··· Supplied information
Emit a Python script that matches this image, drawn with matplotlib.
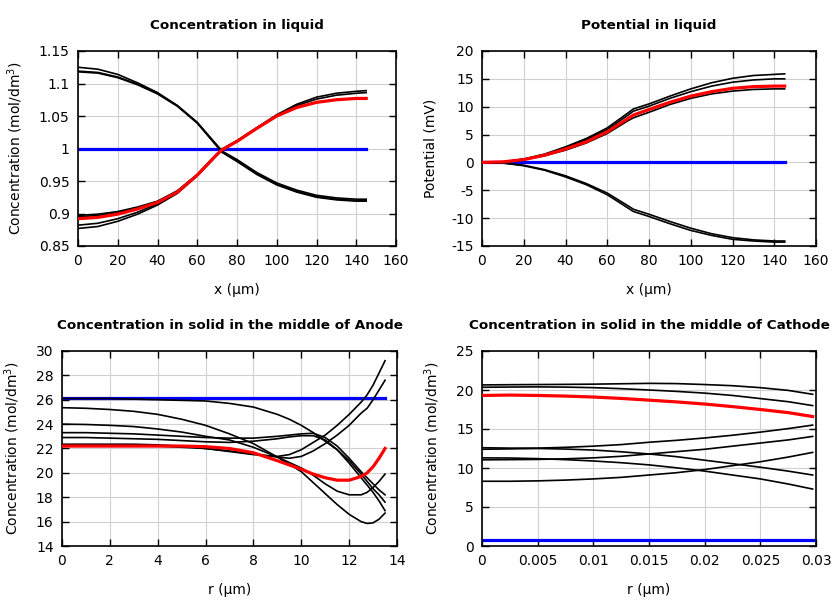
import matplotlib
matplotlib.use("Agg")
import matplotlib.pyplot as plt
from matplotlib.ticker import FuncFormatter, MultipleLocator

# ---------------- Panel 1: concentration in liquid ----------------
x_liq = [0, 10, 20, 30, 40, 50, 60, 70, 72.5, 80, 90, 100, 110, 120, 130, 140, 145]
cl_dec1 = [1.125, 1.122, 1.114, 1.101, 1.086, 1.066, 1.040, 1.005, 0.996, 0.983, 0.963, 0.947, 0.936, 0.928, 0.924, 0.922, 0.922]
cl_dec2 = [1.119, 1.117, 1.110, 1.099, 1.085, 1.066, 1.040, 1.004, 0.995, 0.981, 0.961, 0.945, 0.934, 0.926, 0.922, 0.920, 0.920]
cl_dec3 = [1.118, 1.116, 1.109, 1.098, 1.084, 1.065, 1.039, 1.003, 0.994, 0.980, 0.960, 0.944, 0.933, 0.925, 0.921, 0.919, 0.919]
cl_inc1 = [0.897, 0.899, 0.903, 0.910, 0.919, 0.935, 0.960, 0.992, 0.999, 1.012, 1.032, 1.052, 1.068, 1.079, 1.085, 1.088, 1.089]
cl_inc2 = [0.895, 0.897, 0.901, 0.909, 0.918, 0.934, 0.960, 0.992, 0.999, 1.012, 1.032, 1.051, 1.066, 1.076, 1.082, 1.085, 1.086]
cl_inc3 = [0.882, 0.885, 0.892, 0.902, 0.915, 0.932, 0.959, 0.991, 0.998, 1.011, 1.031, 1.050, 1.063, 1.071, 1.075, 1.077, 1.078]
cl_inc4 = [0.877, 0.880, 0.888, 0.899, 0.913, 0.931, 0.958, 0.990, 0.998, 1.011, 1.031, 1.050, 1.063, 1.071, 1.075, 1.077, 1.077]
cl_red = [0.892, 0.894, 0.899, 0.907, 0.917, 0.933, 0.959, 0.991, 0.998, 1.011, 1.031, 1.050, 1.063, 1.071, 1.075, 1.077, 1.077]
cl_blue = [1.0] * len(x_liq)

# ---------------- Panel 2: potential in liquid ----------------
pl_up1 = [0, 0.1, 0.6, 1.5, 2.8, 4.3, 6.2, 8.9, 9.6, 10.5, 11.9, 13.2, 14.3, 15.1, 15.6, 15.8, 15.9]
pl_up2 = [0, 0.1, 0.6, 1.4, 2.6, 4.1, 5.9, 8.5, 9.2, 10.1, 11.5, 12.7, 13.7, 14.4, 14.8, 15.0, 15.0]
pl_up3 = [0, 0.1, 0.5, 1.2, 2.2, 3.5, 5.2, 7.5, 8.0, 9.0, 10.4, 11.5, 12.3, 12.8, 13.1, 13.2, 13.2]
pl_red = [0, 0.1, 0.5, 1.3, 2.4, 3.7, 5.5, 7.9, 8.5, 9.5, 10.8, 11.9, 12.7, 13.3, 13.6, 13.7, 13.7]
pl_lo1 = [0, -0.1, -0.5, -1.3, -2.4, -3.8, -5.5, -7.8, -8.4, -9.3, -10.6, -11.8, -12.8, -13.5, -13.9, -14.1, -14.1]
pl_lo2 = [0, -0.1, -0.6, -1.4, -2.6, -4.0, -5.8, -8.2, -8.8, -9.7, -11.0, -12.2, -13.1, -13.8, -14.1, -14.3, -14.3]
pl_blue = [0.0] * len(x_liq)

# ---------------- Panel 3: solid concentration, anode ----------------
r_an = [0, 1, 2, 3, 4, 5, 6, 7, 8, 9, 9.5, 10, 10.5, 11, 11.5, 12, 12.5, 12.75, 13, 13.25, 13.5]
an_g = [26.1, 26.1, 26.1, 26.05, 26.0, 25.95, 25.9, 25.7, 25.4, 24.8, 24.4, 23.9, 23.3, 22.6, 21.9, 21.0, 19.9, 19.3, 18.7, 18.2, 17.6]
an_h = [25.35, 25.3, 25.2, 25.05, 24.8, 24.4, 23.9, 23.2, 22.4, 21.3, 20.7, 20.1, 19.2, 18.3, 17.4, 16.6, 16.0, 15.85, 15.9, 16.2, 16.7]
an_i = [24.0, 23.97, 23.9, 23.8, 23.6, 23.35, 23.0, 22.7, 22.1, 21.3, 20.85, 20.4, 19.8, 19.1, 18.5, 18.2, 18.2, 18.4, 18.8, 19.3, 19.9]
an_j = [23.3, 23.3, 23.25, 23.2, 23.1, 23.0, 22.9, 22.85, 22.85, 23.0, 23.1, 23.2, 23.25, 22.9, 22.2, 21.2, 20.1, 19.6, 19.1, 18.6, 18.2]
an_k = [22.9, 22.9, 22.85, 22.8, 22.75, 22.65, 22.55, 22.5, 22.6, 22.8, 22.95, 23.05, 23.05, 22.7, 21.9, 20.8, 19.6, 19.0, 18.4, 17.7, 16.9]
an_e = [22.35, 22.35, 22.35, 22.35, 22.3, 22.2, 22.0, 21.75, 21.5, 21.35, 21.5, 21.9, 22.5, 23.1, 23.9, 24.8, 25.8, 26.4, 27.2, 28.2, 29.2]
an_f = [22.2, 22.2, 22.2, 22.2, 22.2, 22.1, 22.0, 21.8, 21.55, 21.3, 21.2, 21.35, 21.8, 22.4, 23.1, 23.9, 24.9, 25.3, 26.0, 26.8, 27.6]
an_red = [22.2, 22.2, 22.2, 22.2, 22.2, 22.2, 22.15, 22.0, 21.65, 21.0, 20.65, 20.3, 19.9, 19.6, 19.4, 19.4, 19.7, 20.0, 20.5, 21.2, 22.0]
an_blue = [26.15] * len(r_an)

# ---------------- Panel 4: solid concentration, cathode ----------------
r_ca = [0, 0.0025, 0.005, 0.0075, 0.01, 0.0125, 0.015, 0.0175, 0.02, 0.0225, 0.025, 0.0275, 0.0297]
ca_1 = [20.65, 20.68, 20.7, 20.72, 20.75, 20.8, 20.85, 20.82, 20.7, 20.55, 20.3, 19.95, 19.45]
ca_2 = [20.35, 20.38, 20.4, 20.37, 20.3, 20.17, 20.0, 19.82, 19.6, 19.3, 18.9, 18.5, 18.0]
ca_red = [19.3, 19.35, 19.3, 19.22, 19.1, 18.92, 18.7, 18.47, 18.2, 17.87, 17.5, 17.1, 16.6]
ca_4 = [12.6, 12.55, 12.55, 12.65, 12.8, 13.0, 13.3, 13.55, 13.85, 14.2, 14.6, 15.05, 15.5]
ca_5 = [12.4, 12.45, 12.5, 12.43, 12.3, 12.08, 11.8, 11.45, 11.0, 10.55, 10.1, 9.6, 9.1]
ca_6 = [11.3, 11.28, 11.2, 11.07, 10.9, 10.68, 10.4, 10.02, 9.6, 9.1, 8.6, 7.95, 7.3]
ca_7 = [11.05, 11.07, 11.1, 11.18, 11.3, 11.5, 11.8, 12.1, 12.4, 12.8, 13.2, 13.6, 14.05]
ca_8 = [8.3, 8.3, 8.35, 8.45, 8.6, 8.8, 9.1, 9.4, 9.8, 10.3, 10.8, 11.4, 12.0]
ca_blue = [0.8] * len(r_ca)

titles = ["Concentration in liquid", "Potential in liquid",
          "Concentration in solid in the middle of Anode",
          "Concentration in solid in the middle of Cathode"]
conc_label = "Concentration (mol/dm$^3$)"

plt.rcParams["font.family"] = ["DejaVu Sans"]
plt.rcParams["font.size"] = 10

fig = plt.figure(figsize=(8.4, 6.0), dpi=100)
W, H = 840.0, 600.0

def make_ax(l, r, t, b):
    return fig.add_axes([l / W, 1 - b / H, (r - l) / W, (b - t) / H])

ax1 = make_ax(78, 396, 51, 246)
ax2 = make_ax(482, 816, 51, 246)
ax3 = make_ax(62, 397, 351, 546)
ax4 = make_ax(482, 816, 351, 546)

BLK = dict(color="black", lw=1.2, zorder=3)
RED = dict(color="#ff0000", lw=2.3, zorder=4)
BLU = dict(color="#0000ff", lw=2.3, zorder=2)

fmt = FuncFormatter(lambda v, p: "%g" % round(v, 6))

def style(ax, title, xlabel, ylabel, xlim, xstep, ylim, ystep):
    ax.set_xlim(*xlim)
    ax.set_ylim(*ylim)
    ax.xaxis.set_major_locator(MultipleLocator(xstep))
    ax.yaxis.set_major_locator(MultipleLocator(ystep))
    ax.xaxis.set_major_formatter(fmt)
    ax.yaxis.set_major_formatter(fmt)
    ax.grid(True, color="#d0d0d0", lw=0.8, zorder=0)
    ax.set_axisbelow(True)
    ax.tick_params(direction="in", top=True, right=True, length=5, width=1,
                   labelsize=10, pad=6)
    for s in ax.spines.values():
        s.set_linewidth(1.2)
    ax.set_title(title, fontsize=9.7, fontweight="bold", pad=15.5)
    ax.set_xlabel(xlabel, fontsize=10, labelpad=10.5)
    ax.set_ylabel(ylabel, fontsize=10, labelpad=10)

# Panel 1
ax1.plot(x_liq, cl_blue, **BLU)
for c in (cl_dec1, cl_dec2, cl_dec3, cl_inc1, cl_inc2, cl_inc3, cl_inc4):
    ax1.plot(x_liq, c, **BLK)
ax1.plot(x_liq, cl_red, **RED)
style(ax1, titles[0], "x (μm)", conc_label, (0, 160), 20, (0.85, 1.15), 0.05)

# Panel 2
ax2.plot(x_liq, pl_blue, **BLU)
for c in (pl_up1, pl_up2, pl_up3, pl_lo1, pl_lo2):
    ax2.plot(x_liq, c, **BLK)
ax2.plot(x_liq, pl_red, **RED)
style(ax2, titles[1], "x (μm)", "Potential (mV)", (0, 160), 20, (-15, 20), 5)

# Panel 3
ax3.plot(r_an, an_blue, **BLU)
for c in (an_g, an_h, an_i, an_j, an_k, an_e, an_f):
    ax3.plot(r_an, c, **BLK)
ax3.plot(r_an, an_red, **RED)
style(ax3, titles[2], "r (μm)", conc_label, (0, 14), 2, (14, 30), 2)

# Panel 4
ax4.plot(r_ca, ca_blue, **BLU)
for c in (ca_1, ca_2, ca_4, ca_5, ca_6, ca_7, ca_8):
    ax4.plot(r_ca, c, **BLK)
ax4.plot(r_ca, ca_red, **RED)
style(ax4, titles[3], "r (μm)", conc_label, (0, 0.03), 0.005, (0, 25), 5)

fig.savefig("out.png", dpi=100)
······
With all pictures left out, please transcribe exactly the lines from the start of the material through the line with "from matplotlib.ticker import".

Emit a Python script that matches this image, drawn with matplotlib.
import matplotlib
matplotlib.use("Agg")
import matplotlib.pyplot as plt
from matplotlib.ticker import FuncFormatter, MultipleLocator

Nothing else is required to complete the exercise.